**Exercise details**
Where a line in the listing below contains the word "chart", copy that line.

**Recorded data**
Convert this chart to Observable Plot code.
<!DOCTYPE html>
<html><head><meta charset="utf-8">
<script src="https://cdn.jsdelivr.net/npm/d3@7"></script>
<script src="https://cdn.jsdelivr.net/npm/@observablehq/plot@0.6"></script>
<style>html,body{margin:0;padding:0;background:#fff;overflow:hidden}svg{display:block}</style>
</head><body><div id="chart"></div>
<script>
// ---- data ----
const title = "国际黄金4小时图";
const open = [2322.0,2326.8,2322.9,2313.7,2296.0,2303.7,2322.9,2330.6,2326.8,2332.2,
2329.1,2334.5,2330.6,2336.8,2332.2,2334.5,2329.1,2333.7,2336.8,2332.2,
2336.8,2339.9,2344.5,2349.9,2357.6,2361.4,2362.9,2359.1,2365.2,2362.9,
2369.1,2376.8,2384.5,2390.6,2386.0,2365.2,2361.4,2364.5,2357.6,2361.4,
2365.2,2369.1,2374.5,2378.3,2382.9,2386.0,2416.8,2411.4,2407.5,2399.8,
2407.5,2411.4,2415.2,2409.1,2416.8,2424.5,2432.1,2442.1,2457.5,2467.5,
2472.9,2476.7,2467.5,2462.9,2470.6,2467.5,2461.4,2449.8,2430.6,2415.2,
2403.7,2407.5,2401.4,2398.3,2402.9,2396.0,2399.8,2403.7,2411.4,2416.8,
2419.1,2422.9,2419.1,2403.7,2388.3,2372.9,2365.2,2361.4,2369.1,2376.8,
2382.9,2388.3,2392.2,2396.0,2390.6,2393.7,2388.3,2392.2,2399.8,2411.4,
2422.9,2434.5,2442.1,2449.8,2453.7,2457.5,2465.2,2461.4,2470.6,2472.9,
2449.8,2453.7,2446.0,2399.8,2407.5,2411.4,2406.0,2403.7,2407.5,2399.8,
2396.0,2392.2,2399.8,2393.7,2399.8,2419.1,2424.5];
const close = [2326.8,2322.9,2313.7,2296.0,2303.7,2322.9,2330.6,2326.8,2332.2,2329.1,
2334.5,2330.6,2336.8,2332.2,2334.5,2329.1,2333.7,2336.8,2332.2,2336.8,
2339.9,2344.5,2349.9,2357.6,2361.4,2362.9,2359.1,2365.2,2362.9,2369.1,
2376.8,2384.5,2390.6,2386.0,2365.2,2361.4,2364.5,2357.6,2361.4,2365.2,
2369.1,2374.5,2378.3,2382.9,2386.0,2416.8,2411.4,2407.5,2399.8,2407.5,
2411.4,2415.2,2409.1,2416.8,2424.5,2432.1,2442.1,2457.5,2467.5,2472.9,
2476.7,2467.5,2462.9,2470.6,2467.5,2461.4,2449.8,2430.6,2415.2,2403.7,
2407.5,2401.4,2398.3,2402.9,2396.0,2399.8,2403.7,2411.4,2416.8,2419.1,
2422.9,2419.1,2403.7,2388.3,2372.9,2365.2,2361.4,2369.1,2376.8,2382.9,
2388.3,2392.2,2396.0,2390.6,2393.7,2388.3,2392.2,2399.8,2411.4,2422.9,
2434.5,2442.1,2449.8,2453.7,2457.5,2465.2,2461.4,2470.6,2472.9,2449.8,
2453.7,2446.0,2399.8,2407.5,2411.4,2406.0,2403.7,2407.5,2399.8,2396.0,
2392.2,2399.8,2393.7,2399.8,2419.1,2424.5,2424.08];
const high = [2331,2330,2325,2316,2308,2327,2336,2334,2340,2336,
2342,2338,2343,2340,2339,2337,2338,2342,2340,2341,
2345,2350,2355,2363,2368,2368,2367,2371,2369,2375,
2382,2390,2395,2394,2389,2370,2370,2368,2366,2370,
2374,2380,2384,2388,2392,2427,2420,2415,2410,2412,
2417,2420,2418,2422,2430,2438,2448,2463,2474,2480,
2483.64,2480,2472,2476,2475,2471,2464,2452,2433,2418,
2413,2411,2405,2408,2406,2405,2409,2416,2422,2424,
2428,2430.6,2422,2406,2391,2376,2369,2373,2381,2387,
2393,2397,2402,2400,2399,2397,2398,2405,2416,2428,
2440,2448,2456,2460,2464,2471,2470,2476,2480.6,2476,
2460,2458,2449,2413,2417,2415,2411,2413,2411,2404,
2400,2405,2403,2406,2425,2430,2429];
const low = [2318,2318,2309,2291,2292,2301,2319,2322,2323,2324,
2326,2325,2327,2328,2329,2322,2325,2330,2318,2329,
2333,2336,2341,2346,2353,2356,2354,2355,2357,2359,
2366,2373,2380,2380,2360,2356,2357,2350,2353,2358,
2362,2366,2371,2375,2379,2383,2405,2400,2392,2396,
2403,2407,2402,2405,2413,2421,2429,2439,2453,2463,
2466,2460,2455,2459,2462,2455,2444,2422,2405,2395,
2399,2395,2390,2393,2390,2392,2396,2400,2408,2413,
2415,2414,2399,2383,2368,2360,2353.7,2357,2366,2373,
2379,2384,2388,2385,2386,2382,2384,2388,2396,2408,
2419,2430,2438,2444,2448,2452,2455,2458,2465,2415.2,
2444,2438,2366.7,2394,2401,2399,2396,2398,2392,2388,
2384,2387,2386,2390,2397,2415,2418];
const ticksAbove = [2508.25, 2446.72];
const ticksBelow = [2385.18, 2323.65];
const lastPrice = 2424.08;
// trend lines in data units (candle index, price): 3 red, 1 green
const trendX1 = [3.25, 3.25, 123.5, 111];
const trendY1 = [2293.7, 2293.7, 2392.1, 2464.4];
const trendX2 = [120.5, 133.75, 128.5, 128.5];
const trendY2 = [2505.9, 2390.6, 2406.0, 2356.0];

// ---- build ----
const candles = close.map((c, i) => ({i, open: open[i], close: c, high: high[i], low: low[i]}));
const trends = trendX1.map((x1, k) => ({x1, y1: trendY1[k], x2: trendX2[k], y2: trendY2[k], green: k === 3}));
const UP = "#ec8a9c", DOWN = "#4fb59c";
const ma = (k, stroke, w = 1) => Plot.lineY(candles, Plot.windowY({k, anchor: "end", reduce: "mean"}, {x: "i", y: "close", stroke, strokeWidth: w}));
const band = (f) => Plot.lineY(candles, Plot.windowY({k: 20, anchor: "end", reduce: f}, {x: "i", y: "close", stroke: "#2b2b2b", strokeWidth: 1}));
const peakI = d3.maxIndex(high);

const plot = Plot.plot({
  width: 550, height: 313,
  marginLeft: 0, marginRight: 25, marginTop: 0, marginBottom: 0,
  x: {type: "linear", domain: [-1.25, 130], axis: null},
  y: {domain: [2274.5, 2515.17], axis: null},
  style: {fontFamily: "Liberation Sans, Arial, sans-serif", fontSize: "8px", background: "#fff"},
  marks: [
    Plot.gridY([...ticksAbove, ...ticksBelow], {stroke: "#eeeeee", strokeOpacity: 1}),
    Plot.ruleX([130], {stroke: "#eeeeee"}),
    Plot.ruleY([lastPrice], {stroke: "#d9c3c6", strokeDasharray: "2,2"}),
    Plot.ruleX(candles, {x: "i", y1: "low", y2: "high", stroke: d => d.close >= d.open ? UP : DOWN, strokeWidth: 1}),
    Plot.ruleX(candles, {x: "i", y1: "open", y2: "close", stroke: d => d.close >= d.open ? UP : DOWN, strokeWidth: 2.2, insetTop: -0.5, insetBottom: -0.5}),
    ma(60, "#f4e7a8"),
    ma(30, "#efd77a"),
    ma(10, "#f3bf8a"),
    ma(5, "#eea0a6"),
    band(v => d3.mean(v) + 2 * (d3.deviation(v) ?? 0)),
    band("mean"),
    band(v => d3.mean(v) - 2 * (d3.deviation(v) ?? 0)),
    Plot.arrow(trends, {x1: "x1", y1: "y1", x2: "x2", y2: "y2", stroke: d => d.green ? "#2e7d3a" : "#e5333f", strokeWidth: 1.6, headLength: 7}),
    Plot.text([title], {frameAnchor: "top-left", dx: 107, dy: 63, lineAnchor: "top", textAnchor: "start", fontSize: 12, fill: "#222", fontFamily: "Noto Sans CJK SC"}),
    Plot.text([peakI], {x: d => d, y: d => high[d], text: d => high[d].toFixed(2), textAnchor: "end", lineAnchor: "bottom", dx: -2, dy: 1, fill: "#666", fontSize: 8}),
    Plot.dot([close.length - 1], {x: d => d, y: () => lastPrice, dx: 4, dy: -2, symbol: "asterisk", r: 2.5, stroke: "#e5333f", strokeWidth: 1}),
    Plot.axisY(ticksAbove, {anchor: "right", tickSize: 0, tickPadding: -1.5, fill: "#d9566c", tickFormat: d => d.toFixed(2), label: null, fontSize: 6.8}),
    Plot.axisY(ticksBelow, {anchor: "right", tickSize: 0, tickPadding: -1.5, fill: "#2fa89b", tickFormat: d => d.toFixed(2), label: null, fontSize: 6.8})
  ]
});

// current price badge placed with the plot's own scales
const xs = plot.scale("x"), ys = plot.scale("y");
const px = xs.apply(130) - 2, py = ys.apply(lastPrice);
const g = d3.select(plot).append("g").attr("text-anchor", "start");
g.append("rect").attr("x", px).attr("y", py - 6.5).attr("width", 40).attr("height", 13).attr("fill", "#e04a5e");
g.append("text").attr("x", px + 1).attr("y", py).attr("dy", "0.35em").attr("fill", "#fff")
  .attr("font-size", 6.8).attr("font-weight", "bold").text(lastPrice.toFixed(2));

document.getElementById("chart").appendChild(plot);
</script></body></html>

**Response to this task**
Convert this chart to Observable Plot code.
</head><body><div id="chart"></div>
document.getElementById("chart").appendChild(plot);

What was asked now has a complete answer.